MoveOn.org started in response to the Republican attempts to impeach Bill Clinton and in a few short years have grown to have over a million members and are the acknowledged leaders of internet based campaigning. During a workshop I did with one of their campaign strategists, he said that they had increased their membership list by 300,000 through a single cyber action. They are now figuring out how to move beyond email lists and cyber actions down to real grassroots organising – and have been experimenting with ‘house parties’ and other tactics which involve real people building real grassroots political power.

This new model of organising is starting to connect with a much older tradition of community organising that has grown out of the civil rights movement and the labour movement. This tradition has a clear language framework and clear concepts of how change happens and how power operates – and there are a number of training organisations that teach community organising.

When they talk about grassroots community organising, it generally means helping communities to organise themselves so that they can build and express their own political power. It generally includes tactics that involve pressing the flesh :– door-knocking, neighbourhood meetings, street stalls, house parties and the like, but it also includes a focus on consciously building power. This means training community leaders, building institutions, and building the capacity of the community to win not only the current campaign, but also future campaigns.

The assumption behind this community organising approach is an analysis of power relationships that is most eloquently captured by Fredrick Douglass, one of the first black lawyers in the US and a prominent anti-slavery activist. It is well worth remembering as we face a 4th term of the Howard government.

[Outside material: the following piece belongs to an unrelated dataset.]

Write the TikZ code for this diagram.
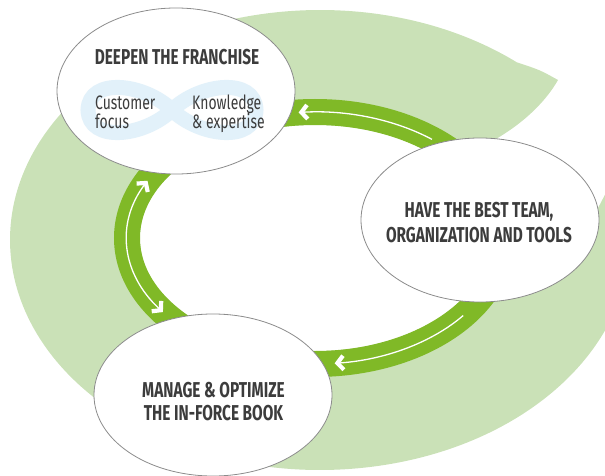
\documentclass[tikz,border=0pt]{standalone}
\usepackage{fontspec}
\setmainfont{Fira Sans}[FakeStretch=0.715]
\usetikzlibrary{shapes.geometric,arrows.meta}
\definecolor{leafgreen}{HTML}{CAE1B7}
\definecolor{ringgreen}{HTML}{80B927}
\definecolor{edgegray}{HTML}{8C8C8C}
\definecolor{inkgray}{HTML}{3C3C3C}
\definecolor{loopblue}{HTML}{E2F1FA}
\begin{document}
\begin{tikzpicture}[x=1pt,y=1pt,
  bubble/.style={ellipse, draw=edgegray, line width=0.8pt, fill=white, inner sep=0pt},
  head/.style={text=inkgray, font=\fontsize{21.5}{25}\selectfont\bfseries, anchor=base, inner sep=0pt},
  body/.style={text=inkgray, font=\fontsize{19.5}{19}\selectfont, anchor=base west, inner sep=0pt, text height=13pt, text depth=2pt},
  flow/.style={draw=white, line width=1.3pt},
  chev/.tip={Straight Barb[length=6pt,width=14pt,line width=4.2pt,sharp]}
]
\useasboundingbox (0,0) rectangle (605,475);
\clip (0,0) rectangle (605,475);
% light green swoosh
\fill[leafgreen] (558,395) .. controls (540,405) .. ([shift={(320,235)}]50.6:310pt and 230pt)
  arc[start angle=50.6, end angle=377, x radius=310pt, y radius=230pt]
  -- (597,265) -- (485,330) .. controls (520,348) and (545,372) .. (558,395) -- cycle;
% ring
\fill[white] (315,237) ellipse[x radius=175pt, y radius=113pt];
\draw[ringgreen, line width=26pt] (315,237) ellipse[x radius=188pt, y radius=126pt];
% arrows on the ring
\coordinate (a1s) at ([shift={(315,237)}]51.5:188pt and 126pt);
\coordinate (a2s) at ([shift={(315,237)}]153:188pt and 126pt);
\coordinate (a3s) at ([shift={(315,237)}]322:188pt and 126pt);
\draw[flow, -chev] (a1s) arc[start angle=51.5, end angle=95, x radius=188pt, y radius=126pt];
\draw[flow, chev-chev] (a2s) arc[start angle=153, end angle=216, x radius=188pt, y radius=126pt];
\draw[flow, -chev] (a3s) arc[start angle=322, end angle=276, x radius=188pt, y radius=126pt];
% bubbles
\node[bubble, minimum width=238pt, minimum height=166pt] (deepen) at (176,384) {};
\node[bubble, minimum width=238pt, minimum height=164pt] (team) at (480,255) {};
\node[bubble, minimum width=238pt, minimum height=162pt] (book) at (213,80) {};
% infinity loop
\draw[loopblue, line width=15pt] (172,365) .. controls (200,392) and (255,398) .. (256,365)
  .. controls (255,332) and (200,338) .. (172,365)
  .. controls (144,392) and (89,398) .. (88,365)
  .. controls (89,332) and (144,338) .. (172,365) -- cycle;
% texts
\node[head] (h1) at (177,410) {DEEPEN THE FRANCHISE};
\node[body] (c1) at (95,365) {Customer};
\node[body] (c2) at (95,346) {focus};
\node[body] (k1) at (192,365) {Knowledge};
\node[body] (k2) at (192,346) {\& expertise};
\node[head] (r1) at (479,258) {HAVE THE BEST TEAM,};
\node[head] (r2) at (479,233) {ORGANIZATION AND TOOLS};
\node[head] (b1) at (213.5,78) {MANAGE \& OPTIMIZE};
\node[head] (b2) at (213.5,55) {THE IN-FORCE BOOK};
\end{tikzpicture}
\end{document}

"Let me give you a word on the philosophy of reform. The whole history of the progress of human liberty shows that all concessions yet made to her august claims have been born of earnest struggle. If there is no struggle there is no progress. Those who profess to favour freedom, and yet depreciate agitation, are men who want crops without plowing up the ground. They want rain without thunder and lightning. They want the ocean without the awful roar of its many waters. Power concedes nothing without a demand. It never did and it never will. Find out just what people will submit to, and you have found the exact amount of injustice and wrong which will be imposed upon them. The limits of tyrants are prescribed by the endurance of those whom they oppress.” - Frederick Douglass (letter to an abolitionist associate, 1849).